Hong Kong restaurants could regain 70 per cent of the business they had before the Covid-19 pandemic this weekend, an industry leader has said, as family dinner and birthday bookings surged in response to plans to ease dining restrictions this Thursday.
Incumbent leader Carrie Lam Cheng Yuet-ngor earlier announced plans to relax several anti-epidemic measures ahead of schedule, such as allowing restaurants to seat eight diners per table, up from the current four.
With the number of coronavirus cases continuing to decline, more curbs are also expected to be phased out from May 19. Bars will be allowed to reopen, while eateries will be able to offer dine-in services from 10pm to midnight.
Do you have questions about the biggest topics and trends from around the world? Get the answers with SCMP Knowledge, our new platform of curated content with explainers, FAQs, analyses and infographics brought to you by our award-winning team.
Restaurants have welcomed the decision to permit more diners per table ahead of Mother’s Day, saying it would allow families to sit together. They added that the extended opening hours from May 19 would offer more flexibility to customers and businesses.
Simon Wong Ka-wo, president of the Hong Kong Federation of Restaurants and Related Trades, said operators could regain 70 per cent of the business they had before the pandemic over the weekend.
Further relaxation of measures from May 19 would help eateries to reach 85 per cent of business from the pre-pandemic period, he said.

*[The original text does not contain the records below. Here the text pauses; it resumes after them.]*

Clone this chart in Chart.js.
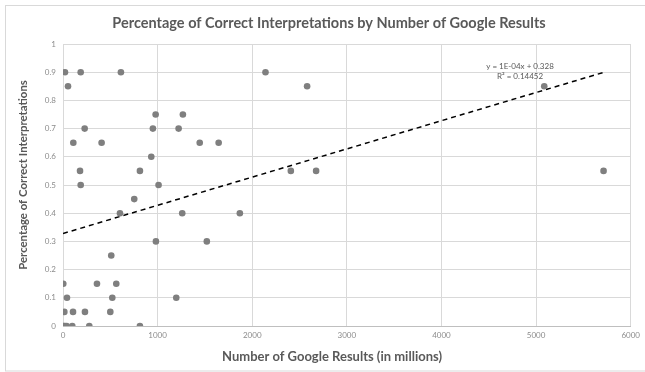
<!DOCTYPE html>
<html>
<head>
<meta charset="utf-8">
<script src="https://cdn.jsdelivr.net/npm/chart.js@4"></script>
<style>
  body { margin: 0; background: #fff; }
  #wrap { position: relative; width: 645px; height: 372px; }
</style>
</head>
<body>
<div id="wrap"><canvas id="scatterChart" width="645" height="372"></canvas></div>
<script>
// Number of Google results (millions) and share of correct interpretations
const googleResults = [21, 187, 612, 53, 979, 1267, 229, 950, 1222, 109, 408, 1445, 1645, 933, 180, 813, 187, 1010,
    753, 602, 1260, 982, 1520, 510, 3, 359, 563, 42, 521, 1197, 14, 106, 232, 500, 5, 20, 38, 98, 278, 813,
    2140, 2580, 2408, 2675, 1869, 5086, 5713];
const correctShare = [0.9, 0.9, 0.9, 0.85, 0.75, 0.75, 0.7, 0.7, 0.7, 0.65, 0.65, 0.65, 0.65, 0.6, 0.55, 0.55, 0.5, 0.5,
    0.45, 0.4, 0.4, 0.3, 0.3, 0.25, 0.15, 0.15, 0.15, 0.1, 0.1, 0.1, 0.05, 0.05, 0.05, 0.05, 0, 0, 0, 0, 0, 0,
    0.9, 0.85, 0.55, 0.55, 0.4, 0.85, 0.55];

// linear trendline shown in the chart
const trendSlope = 0.0001;
const trendIntercept = 0.328;
const trendLabels = ['y = 1E-04x + 0.328', 'R\u00B2 = 0.14452'];

const xTicks = [0, 1000, 2000, 3000, 4000, 5000, 6000];
const yTicks = [0, 0.1, 0.2, 0.3, 0.4, 0.5, 0.6, 0.7, 0.8, 0.9, 1];

const chartTitle = 'Percentage of Correct Interpretations by Number of Google Results';
const xTitle = 'Number of Google Results (in millions)';
const yTitle = 'Percentage of Correct Interpretations';

const points = googleResults.map((x, i) => ({ x: x, y: correctShare[i] }));
const xEnd = Math.max(...googleResults);
const trendPoints = [
    { x: 0, y: trendIntercept },
    { x: xEnd, y: trendIntercept + trendSlope * xEnd }
];

// frame, titles (Excel puts them slightly off the plot centre) and trendline equation
const extras = {
    id: 'extras',
    beforeDraw(chart) {
        const c = chart.ctx;
        c.save();
        c.strokeStyle = '#d9d9d9';
        c.lineWidth = 1;
        c.strokeRect(5.5, 5.5, 700, 365.5);
        c.restore();
    },
    afterDraw(chart) {
        const c = chart.ctx;
        c.save();
        c.fillStyle = '#595959';
        c.textAlign = 'center';
        c.textBaseline = 'middle';
        c.font = 'bold 14.5px Lato';
        c.fillText(chartTitle, 329, 23.5);
        c.font = 'bold 13px Lato';
        c.fillText(xTitle, 332, 356.5);
        c.translate(23, 175);
        c.rotate(-Math.PI / 2);
        c.font = 'bold 11.4px Lato';
        c.fillText(yTitle, 0, 0);
        c.restore();
    },
    afterDatasetsDraw(chart) {
        const c = chart.ctx;
        const xs = chart.scales.x, ys = chart.scales.y;
        c.save();
        c.font = '8px Lato';
        c.fillStyle = '#595959';
        c.textAlign = 'center';
        c.textBaseline = 'middle';
        const px = xs.getPixelForValue(4830);
        c.fillText(trendLabels[0], px, ys.getPixelForValue(0.922));
        c.fillText(trendLabels[1], px, ys.getPixelForValue(0.884));
        c.restore();
    }
};

new Chart(document.getElementById('scatterChart').getContext('2d'), {
    type: 'scatter',
    data: {
        datasets: [{
            label: 'Results',
            data: points,
            backgroundColor: '#7f7f7f',
            borderWidth: 0,
            pointRadius: 3.3
        }, {
            type: 'line',
            label: 'Trend',
            data: trendPoints,
            borderColor: '#000',
            borderWidth: 1.5,
            borderDash: [5, 4],
            pointRadius: 0,
            fill: false
        }]
    },
    options: {
        responsive: false,
        animation: false,
        layout: { padding: { left: 0, right: 14, top: 44, bottom: 0 } },
        plugins: {
            legend: { display: false },
            tooltip: { enabled: false },
            title: { display: false }
        },
        scales: {
            x: {
                type: 'linear',
                min: 0,
                max: 6000,
                afterBuildTicks: s => { s.ticks = xTicks.map(v => ({ value: v })); },
                afterFit: s => { s.height = 46; },
                ticks: {
                    color: '#8c8c8c',
                    font: { family: 'Lato', size: 8 },
                    padding: 5,
                    callback: v => String(v)
                },
                grid: { color: '#d9d9d9', drawTicks: false },
                border: { color: '#bfbfbf' }
            },
            y: {
                min: 0,
                max: 1,
                afterBuildTicks: s => { s.ticks = yTicks.map(v => ({ value: v })); },
                afterFit: s => { s.width = 63; },
                ticks: {
                    color: '#8c8c8c',
                    font: { family: 'Lato', size: 8 },
                    padding: 7,
                    callback: v => String(v)
                },
                grid: { color: '#d9d9d9', drawTicks: false },
                border: { display: false }
            }
        }
    },
    plugins: [extras]
});
</script>
</body>
</html>
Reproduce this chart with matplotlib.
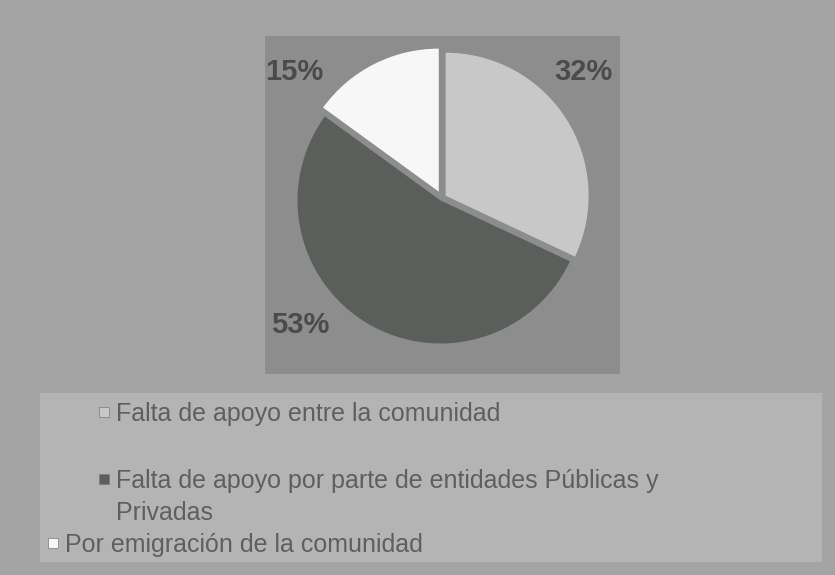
# pie chart: causas (scanned gray figure)

import matplotlib.pyplot as plt
from matplotlib.patches import Rectangle

plt.rcParams["font.family"] = ["Liberation Sans", "DejaVu Sans"]

# Data

labels = [
    "Falta de apoyo entre la comunidad",
    "Falta de apoyo por parte de entidades Públicas y\nPrivadas",
    "Por emigración de la comunidad",
]
values = [32, 53, 15]

colors = ["#c8c8c8", "#5b5f5c", "#f7f7f7"]
explode = [0.03, 0.02, 0.05]

# where the % texts sit (pie radius = 1)
label_pos = [(0.99, 0.88), (-0.99, -0.89), (-1.03, 0.88)]

# legend rows: marker left x, marker centre y (pixels, scan is a bit skewed)
legend_rows = [(99, 412), (99, 479), (48, 543)]

W, H = 835, 575
fig = plt.figure(figsize=(W / 100, H / 100), dpi=100)
fig.patch.set_facecolor("#a3a4a3")


def fbox(x0, y0, x1, y1):
    # pixel box -> figure fraction
    return [x0 / W, 1 - y1 / H, (x1 - x0) / W, (y1 - y0) / H]


# legend panel
lx, ly, lw, lh = fbox(40, 393, 822, 562)
fig.add_artist(Rectangle((lx, ly), lw, lh, transform=fig.transFigure,
                         facecolor="#b3b4b3", edgecolor="none", zorder=0))

# plot area
ax = fig.add_axes(fbox(265, 36, 620, 374))

wedges, _ = ax.pie(
    values,
    colors=colors,
    startangle=90,
    counterclock=False,
    explode=explode,
    radius=1.0,
    wedgeprops=dict(linewidth=0),
)

ax.set_frame_on(True)
ax.set_facecolor("#8c8d8c")
for s in ax.spines.values():
    s.set_visible(False)
ax.set_aspect("auto")
ax.set_xlim(-177 / 143, 178 / 143)
ax.set_ylim(-176 / 143, 162 / 143)

for v, (tx, ty) in zip(values, label_pos):
    ax.text(tx, ty, f"{v}%", ha="center", va="center",
            fontsize=21, fontweight="bold", color="#4a4c4a")

# Legend (drawn by hand to follow the scan)

for lab, col, (mx, my) in zip(labels, colors, legend_rows):
    fig.add_artist(Rectangle((mx / W, 1 - (my + 5) / H), 10 / W, 10 / H,
                             transform=fig.transFigure, facecolor=col,
                             edgecolor="#7a7a7a", linewidth=0.5))
    fig.text((mx + 17) / W, 1 - (my - 10) / H, lab, ha="left", va="top",
             fontsize=18, color="#5e605e", linespacing=1.4)

plt.savefig("out.png", dpi=100, facecolor=fig.get_facecolor())
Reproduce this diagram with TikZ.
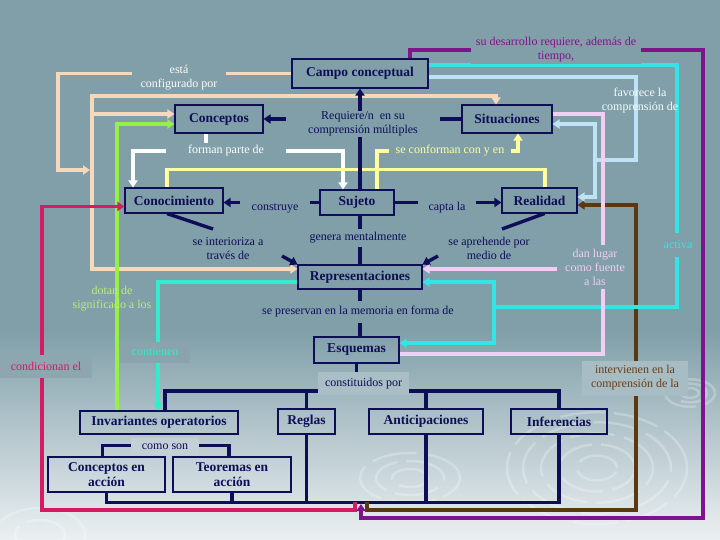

“We actually hope the government can allow 12 people per table and banquets to host 240 people. Then business will further resume as bigger banquets can be arranged,” Wong said.
The federation president said 3,500 restaurants had temporarily closed and another 500 had permanently ceased business since the start of the fifth wave.
Meraki Hospitality Group co-founder Laura Offe said she had already received four bookings for tables of eight at her two venues, Brazilian-Japanese fusion restaurant Uma Nota and Middle Eastern-themed eatery Bedu. She noted it would have a “major impact” on revenue.
“This will have a significant impact on numbers and also on revenue because generally people who come in groups are going to spend a bit more than a table of two,” she said.
Offe said the government’s decision to extend business hours from 10pm to midnight from May 19 would boost revenue by another 20 to 30 per cent.
Nick Leung, director of operations for Leading Nation group, which oversees 10 brands, including restaurants La Rambla by Catalunya, Wagyumafia and Yakinikumafia, agreed that extending opening hours and party size would allow its venues to host almost twice as many dinner bookings compared with previous levels of business.
“We are already seeing people book for gatherings that they have not been able to book previously due to the restrictions, such as birthday parties,” he said.
Yvonne Kam, the third-generation owner of Yung Kee restaurant in Central, said her business saw a 10 per cent increase in reservations on Tuesday in response to plans to relax curbs ahead of the weekend.
“Some larger families were taking up several tables for each booking, but with the relaxed policy, we can seat families together and make more space to welcome guests back for group dinners,” she said.
The previous decision to allow four diners per table had offered little benefit to Chinese restaurants over the past two weeks, Kam said, noting that business at her eatery had only increased by 10 to 15 per cent at the time.
“By allowing eight people per table, this is a big driver to encourage people to have dinner gatherings, especially in a Chinese restaurant setting, where our cuisine is made to be shared,” she said.
Outlets have already started offering promotions to attract customers, with the hard-hit catering sector looking to capitalise on the government’s distribution of consumption vouchers to residents. The first tranche was handed out earlier this month, with the second round due to be distributed in the summer.
Fiona Chung Sau-lin, general manager of Sun Hung Kai Properties’ leasing department, forecast that half of the company’s 24 malls would record sales growth of about 15 per cent this weekend over the previous one.
Restaurants operating at the developer’s malls had already received numerous customer inquiries about Mother’s Day offers and table bookings, she said.
Chung added that the performance of theatres would improve further by the end of the week, noting that tenant ACX Cinemas at Harbour North was almost fully booked last weekend, despite capacity being capped at 50 per cent.
Cinemas in Hong Kong are also set to benefit from plans to ease restrictions from May 19, with venues allowed to operate at 85 per cent capacity. Film-goers will also be able to purchase food and drink on-site, as part of vaccine pass arrangements.
The second phase of the initiative was launched on April 30, with residents required to have received two doses of a Covid-19 vaccine to access select premises, including restaurants and shopping malls.
Fanny Lam, a spokeswoman for the Hong Kong Theatres Association, said the move would provide a boost to the city’s 64 cinemas, as the capacity limit of 50 per cent was not enough to cover operating costs such as rent, maintenance fees and staff wages.
The relaxation of regulations to allow people to eat and drink in the cinema would also help to offset operating expenses, she said.
“Cinemas occupy a large area, so the rent to be paid is very high,” she said. “If the occupancy rate is increased to the upper limit of 85 per cent after May 19, the theatre will have room to survive.”